Tras la caída del bloque soviético, y el anuncio triunfalista del “fin de la historia” por la administración norteamericana, el 11S mostraba que el orden político mundial posterior a 1989 no había borrado de un plumazo, ni mucho menos, los graves conflictos existentes en Oriente Próximo, en parte reflejo a escala regional del conflicto de bloques a gran escala durante la “guerra fría”. “¿Por qué nos odian?”, se preguntaban en prensa y medios norteamericanos (Revel escribió un interesante libro para tratar de explicarlo), sobre todo bajo la fuerte impresión producida por la sevicia de la metodología de la acción terrorista del yihadismo (utilizando como armas, para atacar el “corazón del Imperio”, aviones comerciales de vuelo regular).
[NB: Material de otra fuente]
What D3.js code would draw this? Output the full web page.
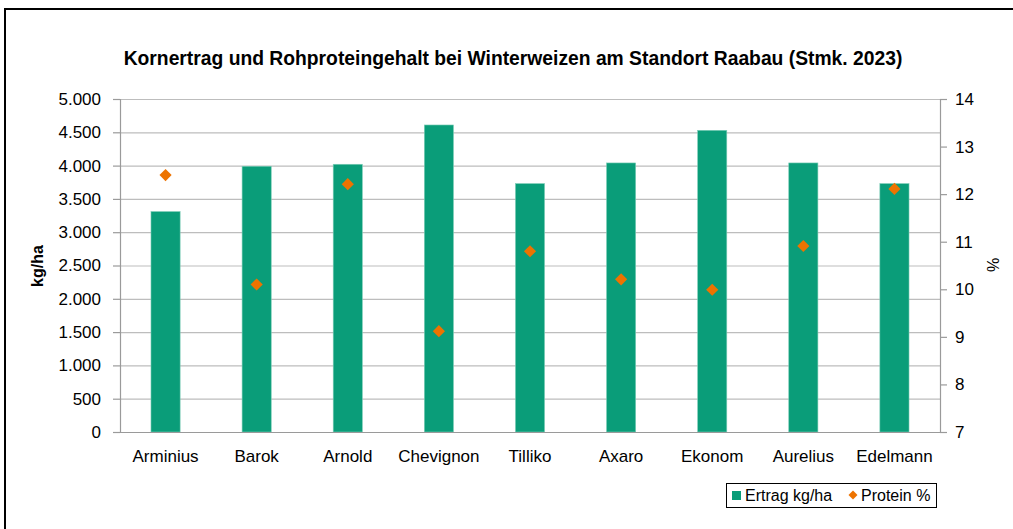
<!DOCTYPE html>
<html>
<head>
<meta charset="utf-8">
<style>
  body { margin: 0; background: #fff; }
  svg text { font-family: "Liberation Sans", Arial, sans-serif; fill: #000; }
  .tick text { font-size: 17px; }
  .title { font-size: 19.3px; font-weight: bold; }
</style>
<script src="https://d3js.org/d3.v7.min.js"></script>
</head>
<body>
<script>
// data
var sorten = ["Arminius", "Barok", "Arnold", "Chevignon", "Tilliko", "Axaro", "Ekonom", "Aurelius", "Edelmann"];
var ertrag = [3310, 3990, 4020, 4610, 3730, 4040, 4530, 4040, 3730];
var protein = [12.4, 10.1, 12.21, 9.12, 10.8, 10.21, 9.99, 10.91, 12.11];
var leftTicks = [0, 500, 1000, 1500, 2000, 2500, 3000, 3500, 4000, 4500, 5000];
var rightTicks = [7, 8, 9, 10, 11, 12, 13, 14];

var width = 1013, height = 529;
var pLeft = 120, pRight = 940, pTop = 99, pBottom = 432;

var svg = d3.select("body").append("svg")
    .attr("width", width)
    .attr("height", height);

// outer frame
svg.append("rect")
    .attr("x", 5).attr("y", 9)
    .attr("width", 1020).attr("height", 540)
    .attr("fill", "none")
    .attr("stroke", "#000")
    .attr("stroke-width", 2);

var x = d3.scaleBand().domain(sorten).range([pLeft, pRight]).paddingInner(0.68).paddingOuter(0.34);
var y = d3.scaleLinear().domain([0, 5000]).range([pBottom, pTop]);
var y2 = d3.scaleLinear().domain([7, 14]).range([pBottom, pTop]);

var fmt = function (d) { return d3.format(",")(d).replace(/,/g, "."); };

// grid lines
svg.append("g").selectAll("line")
    .data(leftTicks.slice(1))
    .enter().append("line")
    .attr("x1", pLeft).attr("x2", pRight)
    .attr("y1", function (d) { return y(d) + 0.5; })
    .attr("y2", function (d) { return y(d) + 0.5; })
    .attr("stroke", "#bdbdbd")
    .attr("stroke-width", 1.2);

// bars
svg.append("g").selectAll("rect")
    .data(ertrag)
    .enter().append("rect")
    .attr("x", function (d, i) { return x(sorten[i]); })
    .attr("y", function (d) { return y(d); })
    .attr("width", x.bandwidth())
    .attr("height", function (d) { return y(0) - y(d); })
    .attr("fill", "#0a9d79")
    .attr("stroke", "#7fcdb8")
    .attr("stroke-width", 0.6);

// axes
var yAxis = svg.append("g")
    .attr("transform", "translate(" + pLeft + ",0)")
    .call(d3.axisLeft(y).tickValues(leftTicks).tickFormat(fmt).tickSize(7).tickPadding(12));
var yAxis2 = svg.append("g")
    .attr("transform", "translate(" + pRight + ",0)")
    .call(d3.axisRight(y2).tickValues(rightTicks).tickFormat(d3.format("d")).tickSize(7).tickPadding(8));
var xAxis = svg.append("g")
    .attr("transform", "translate(0," + pBottom + ")")
    .call(d3.axisBottom(x).tickSize(0).tickPadding(18));

[yAxis, yAxis2, xAxis].forEach(function (a) {
    a.selectAll(".domain").attr("stroke", "#9a9a9a").attr("stroke-width", 1.2);
    a.selectAll(".tick line").attr("stroke", "#9a9a9a").attr("stroke-width", 1.2);
    a.attr("font-family", null).attr("font-size", null);
});
xAxis.select(".domain").attr("d", "M" + (pLeft - 7) + ",0.5H" + pRight);

// protein diamonds
var diamond = d3.symbol().type(d3.symbolSquare).size(74);
svg.append("g").selectAll("path")
    .data(protein)
    .enter().append("path")
    .attr("d", diamond)
    .attr("transform", function (d, i) {
        return "translate(" + (x(sorten[i]) + x.bandwidth() / 2) + "," + y2(d) + ") rotate(45)";
    })
    .attr("fill", "#ed7300");

// title
svg.append("text")
    .attr("class", "title")
    .attr("x", 513).attr("y", 65)
    .attr("text-anchor", "middle")
    .text("Kornertrag und Rohproteingehalt bei Winterweizen am Standort Raabau (Stmk. 2023)");

// axis titles
svg.append("text")
    .attr("transform", "translate(43,266) rotate(-90)")
    .attr("text-anchor", "middle")
    .attr("font-size", 16).attr("font-weight", "bold")
    .text("kg/ha");
svg.append("text")
    .attr("transform", "translate(999,265) rotate(-90)")
    .attr("text-anchor", "middle")
    .attr("font-size", 16)
    .text("%");

// legend
var lg = svg.append("g");
lg.append("rect")
    .attr("x", 726.5).attr("y", 483.5)
    .attr("width", 210).attr("height", 24)
    .attr("fill", "#fff").attr("stroke", "#000").attr("stroke-width", 1);
lg.append("rect")
    .attr("x", 732).attr("y", 491).attr("width", 9).attr("height", 9)
    .attr("fill", "#0a9d79");
lg.append("text")
    .attr("x", 745).attr("y", 501)
    .attr("font-size", 16)
    .text("Ertrag kg/ha");
lg.append("path")
    .attr("d", d3.symbol().type(d3.symbolSquare).size(40))
    .attr("transform", "translate(853,495) rotate(45)")
    .attr("fill", "#ed7300");
lg.append("text")
    .attr("x", 861).attr("y", 501)
    .attr("font-size", 16)
    .text("Protein %");
</script>
</body>
</html>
Las políticas norteamericanas de freno al comunismo (“roll back”) no le hicieron ascos a ningún tipo de ideología mientras fuera anticomunista, sobre todo a partir de los años 50, con el secretario de Estado de Eisenhower, John Foster Dulles, que veía al “comunismo internacional” por todas partes (en Hispanoamérica, sobre todo, cuando aún no había cristalizado allí), promoviendo el golpe de estado como mecanismo habitual para enderezar aquella situación política que pudiera serle desfavorable en la región (así en Guatemala, derrocando a Jacobo Arbenz Guzmán, en julio de 1954). Con Kennedy la situación fue muy parecida, aunque suavizando la hostilidad hacia el comunismo, la política norteamericana no varió, justificando su intervencionismo como una necesaria “modernización” en las sociedades en donde actuaba (ayuda financiera y promoción de la democracia), para lograr una “transición” sin tener que pasar por la “enfermedad comunista” (era la visión de Walt Rostow, asesor de Kennedy). En definitiva, el anticomunismo daba carta blanca para todo tipo de acciones (operación Cóndor en Hispanoamérica, operación Gladio en Europa, en Italia, etc), algunas de las cuales pasaron ulteriormente factura (por ejemplo, su acción en Afganistán que acabó en el 11S), ya con el bloque soviético vencido, pero sin lograr la estabilidad geopolítica deseada.
Además el orden económico posterior a 1989 tampoco ha conseguido crear una prosperidad estable y duradera, como se demostró con la quiebra del banco estadounidense Lehman Brothers el 15 de septiembre de 2008 y la crisis financiera posterior, poniendo en solfa la capacidad del capitalismo, con un capital global desregulado, para su sostenibilidad económica. Una puesta en cuestión que, a partir de marzo de 2020, con la crisis económica derivada de la sanitaria coronavírica, parece consagrar la idea de la necesidad de un cambio de modelo económico.
En definitiva, lejos de encontrarnos en el fin de la historia, parece ser que es la hora del “despertar de Asia”, que decía Lenin, con modelos económicos mucho más versátiles que los que se promueven en Occidente, sometidos a múltiples rigideces ideológicas.